Este columnista tuvo una agradable experiencia con un amigo hace ya varios años, en una salteñería donde atendía un señor por demás encantador y servicial. El buen ambiente al que colaboraba dicho señor motivó a que —en nuestra época de estudiantes— dejemos una abultada propina, equivalente a buena proporción de nuestro consumo.
Muchas de las caseras del mercado desarrollan esta habilidad, generando relaciones personales con sus clientes y “personalizando” la experiencia: ya saben cuál es el patrón de consumo, cuánto piensa gastar la persona y desarrollan una habilidad especial para identificar el tipo de yapa que fideliza al consumidor o consumidora en cuestión.

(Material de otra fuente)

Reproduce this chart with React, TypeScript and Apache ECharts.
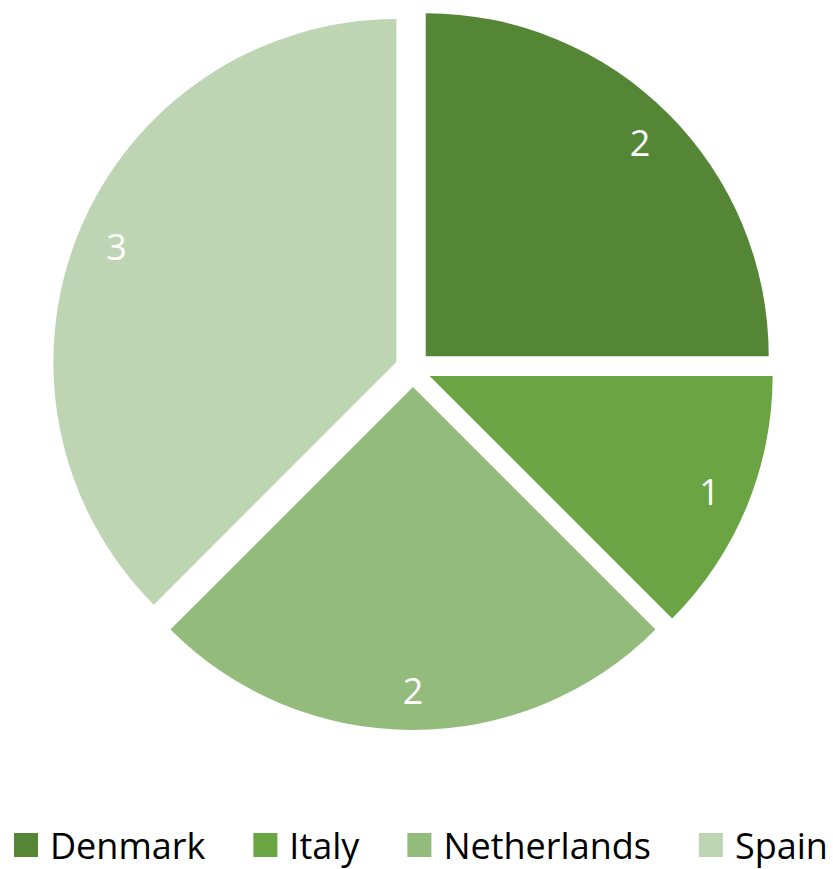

Cuando hablamos de organizaciones más grandes, con miles de trabajadoras, la relación se despersonaliza. Eso está en el diseño de la organización. El trabajo de una persona en Santa Cruz puede depender críticamente de las decisiones y acciones que tome una persona a 3.600 metros de altura en La Paz y, si no se han visto nunca —cosa que es altamente probable—, es muy seguro que las decisiones del “señor que está en La Paz” incidan determinantemente con la experiencia que tiene una clienta en Santa Cruz.
Entre otras cosas, es por eso que tiene relevancia el concepto de “cliente interno” y, aunque de nuevo, nominalmente se ignore al 50% de la población, el concepto tiene sentido porque en organizaciones muy grandes la urgencia humana de crear identidades vinculadas a lo más inmediato es irresistible. Incluso se hacen campeonatos internos bajo esa lógica: “Comercial” vs “Conta”; “Tecnologías de la información” vs “Atención al cliente” y “Regional Tarija” vs “Beni”.
Entonces entramos en el campo en el que un área da servicios internos a otra. Y si hay fricciones organizacionales, procedimentales, ausencia de recursos clave o incluso malas relaciones personales, esto repercute en que, por ejemplo, la clienta en Santa Cruz deba esperar 40 minutos extra haciendo cola a la intemperie para ser atendida, por un problema no resuelto en La Paz o en otra área distinta a la del front end.
Así que la buena experiencia de la clienta final depende críticamente de la experiencia del cliente interno. Si éste se siente maltratado, porque las otras áreas no le cumplen a tiempo sus requerimientos, probablemente tenga que sufrir un maltrato adicional de la clienta que por fin ingresa al negocio y le reclama por qué tarda tanto.
Asegurarnos que las trabajadoras y trabajadores (clientes internos) tengan un buen pasar es, entonces, crítico para que nuestro servicio hacia afuera genere una experiencia agradable y digna de ser repetida.